=== To be done ===
Omit all pictures. Copy the rest of the material exactly.

=== Given information ===

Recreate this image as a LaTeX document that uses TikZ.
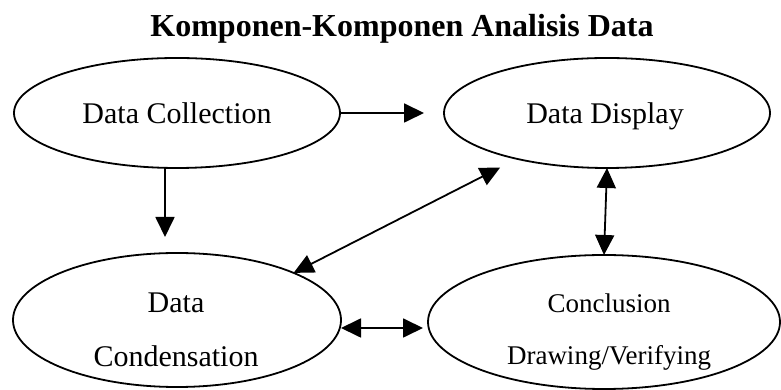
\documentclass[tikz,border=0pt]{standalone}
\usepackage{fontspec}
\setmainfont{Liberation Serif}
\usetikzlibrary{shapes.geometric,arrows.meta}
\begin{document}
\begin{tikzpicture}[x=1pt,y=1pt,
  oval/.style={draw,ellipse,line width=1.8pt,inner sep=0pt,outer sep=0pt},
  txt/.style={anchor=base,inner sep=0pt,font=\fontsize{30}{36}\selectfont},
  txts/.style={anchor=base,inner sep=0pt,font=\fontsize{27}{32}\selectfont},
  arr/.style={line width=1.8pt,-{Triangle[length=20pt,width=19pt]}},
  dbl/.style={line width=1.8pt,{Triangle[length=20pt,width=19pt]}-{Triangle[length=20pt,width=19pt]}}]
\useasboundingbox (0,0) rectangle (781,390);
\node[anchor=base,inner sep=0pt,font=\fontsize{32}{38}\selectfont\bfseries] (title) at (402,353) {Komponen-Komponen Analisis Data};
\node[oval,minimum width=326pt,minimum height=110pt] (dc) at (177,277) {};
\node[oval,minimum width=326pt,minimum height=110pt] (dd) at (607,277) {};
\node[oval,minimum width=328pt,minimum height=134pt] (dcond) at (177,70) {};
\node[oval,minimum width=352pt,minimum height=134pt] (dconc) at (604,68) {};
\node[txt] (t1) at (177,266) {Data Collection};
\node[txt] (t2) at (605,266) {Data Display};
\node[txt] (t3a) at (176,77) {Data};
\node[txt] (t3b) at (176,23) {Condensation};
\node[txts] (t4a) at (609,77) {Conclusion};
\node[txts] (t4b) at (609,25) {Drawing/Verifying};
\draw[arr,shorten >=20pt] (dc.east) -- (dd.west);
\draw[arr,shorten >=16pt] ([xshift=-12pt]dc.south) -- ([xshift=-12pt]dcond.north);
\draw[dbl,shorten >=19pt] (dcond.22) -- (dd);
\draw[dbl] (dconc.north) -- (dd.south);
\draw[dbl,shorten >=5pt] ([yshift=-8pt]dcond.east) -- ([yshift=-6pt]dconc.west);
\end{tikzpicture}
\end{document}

=== Written response ===
Recreate this image as a LaTeX document that uses TikZ.
\documentclass[tikz,border=0pt]{standalone}
\usepackage{fontspec}
\setmainfont{Liberation Serif}
\usetikzlibrary{shapes.geometric,arrows.meta}
\begin{document}
\begin{tikzpicture}[x=1pt,y=1pt,
  oval/.style={draw,ellipse,line width=1.8pt,inner sep=0pt,outer sep=0pt},
  txt/.style={anchor=base,inner sep=0pt,font=\fontsize{30}{36}\selectfont},
  txts/.style={anchor=base,inner sep=0pt,font=\fontsize{27}{32}\selectfont},
  arr/.style={line width=1.8pt,-{Triangle[length=20pt,width=19pt]}},
  dbl/.style={line width=1.8pt,{Triangle[length=20pt,width=19pt]}-{Triangle[length=20pt,width=19pt]}}]
\useasboundingbox (0,0) rectangle (781,390);
\node[anchor=base,inner sep=0pt,font=\fontsize{32}{38}\selectfont\bfseries] (title) at (402,353) {Komponen-Komponen Analisis Data};
\node[oval,minimum width=326pt,minimum height=110pt] (dc) at (177,277) {};
\node[oval,minimum width=326pt,minimum height=110pt] (dd) at (607,277) {};
\node[oval,minimum width=328pt,minimum height=134pt] (dcond) at (177,70) {};
\node[oval,minimum width=352pt,minimum height=134pt] (dconc) at (604,68) {};
\node[txt] (t1) at (177,266) {Data Collection};
\node[txt] (t2) at (605,266) {Data Display};
\node[txt] (t3a) at (176,77) {Data};
\node[txt] (t3b) at (176,23) {Condensation};
\node[txts] (t4a) at (609,77) {Conclusion};
\node[txts] (t4b) at (609,25) {Drawing/Verifying};
\draw[arr,shorten >=20pt] (dc.east) -- (dd.west);
\draw[arr,shorten >=16pt] ([xshift=-12pt]dc.south) -- ([xshift=-12pt]dcond.north);
\draw[dbl,shorten >=19pt] (dcond.22) -- (dd);
\draw[dbl] (dconc.north) -- (dd.south);
\draw[dbl,shorten >=5pt] ([yshift=-8pt]dcond.east) -- ([yshift=-6pt]dconc.west);
\end{tikzpicture}
\end{document}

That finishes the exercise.